Glikozu, fruktozla birleştirdiğimizde oluşan şeker, sukroz diğer adıyla sakkarozdur. Sukroz şeker pancarından elde edilen ve kullanmakta olduğumuz şekerdir. Eğer iki glikoz birleşecek olursa elde edilen disakkarit, maltozdur. Süt şekeri ise, glikoz ve galaktoz adlı basit şekerlerden oluşmaktadır. Polisakkaritler (çoklu şekerler), dizi dizi değişik basit şekerlerden (monosakkaritlerden) oluşmaktadır.
Hücrelerimizde karbonhidratların enerjiye dönüştürebilmesi için bu şekerler monosakkarit şekline dönüştürülmelidir. Kısaca karbonhidratları bu amaçla, parçalar ve sindiririz. Böylece hücrelerimizde karbonhidratlar kullanılabilirler. Hücrede enerji, mitokondrilerde genellikle oksijen kullanılarak oluşturulur. Hücrede enerji olarak ortaya çıkan ATP’dir.
Ayrıca, gerektiğinden fazla karbonhidrat alındığı durumda şekerlerin bir miktarı glikojen olarak ancak çoğunluğu yağ olarak depo edilmektedir. Besinlerle aldığımız maddelerin belirli oranlarda dengede olması zorunludur. Fazla alım söz konusu olduğunda şişmanlık kaçınılmaz olacaktır.
Karbonhidratların besinlerimizde belirli bir dengede olması gerektiğinden, eğer besinde dengesiz oranda yağ, protein var ise bu durumda farklı oranda gıdalarla tüm besinin dengelenmesi gerekir. Proteinden zengin besinleri; karbonhidrat ve yağ ile, karbonhidrattan zengin gıdayı; protein ve yağ ile, yağdan zengin gıdayı; protein ve karbonhidratla dengelemeliyiz. Ancak bu dengede en yüksek oran karbonhidrat olmalıdir.
Unutulmamalıdır ki sindirilemeyecek ve hatta zararlı olan karbonhidrat tiplerinin verilmesi, yarar yerine zarar verecektir.

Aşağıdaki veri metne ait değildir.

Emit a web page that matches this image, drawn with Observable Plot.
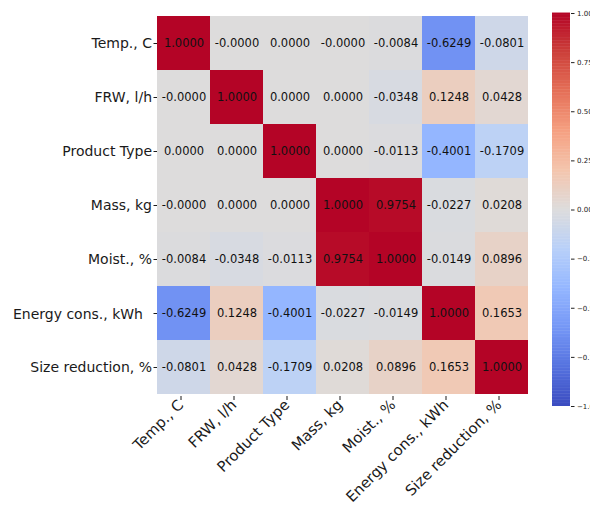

Basit ve çift şekerler tatlıdırlar. Ancak her bir şekerin tatlılık derecesi farklıdır. Meyve şekeri (fruktoz) pancar şekerinden tatlı iken, süt şekeri (laktoz) daha tatsızdır. Bu yapıdaki karbonhidratlar suda kolay erirken, nişasta gibi çoğul yapıdaki şekerler suda zor çözünürler. Ancak nişasta ısı altında pişirilecek olursa, parçalanarak çift ve basit şekerlere dönüşerek suda çözünürler.
Nişastanın su çekme özelliği (ozmotik basıncı) az iken, pişerek parçalanınca su çekme kapasitesi yüksek olan basit ve çift yapılı şekerlere dönüşür. Nişasta, suyu yapısı içine çekerek koyulaşır ve pelte şekline döner. Nişastanın üstüne iyot döküldüğünde mor renk alırken, piştikten sonra parçalara ayrıldığından mor renk oluşmaz.
Basit şekerler mayalandığında karbondioksit ve etil alkol oluşur. Üzümden şarap yapılması bu fermantasyon temeline dayanır.
Şeker ile proteinler bir arada uzun süre kaynatılacak olursa, aminoşeker oluşur ve sindirimi zorlaşır. Özellikle sütün fazla kaynatılması bu açıdan sakıncalıdır.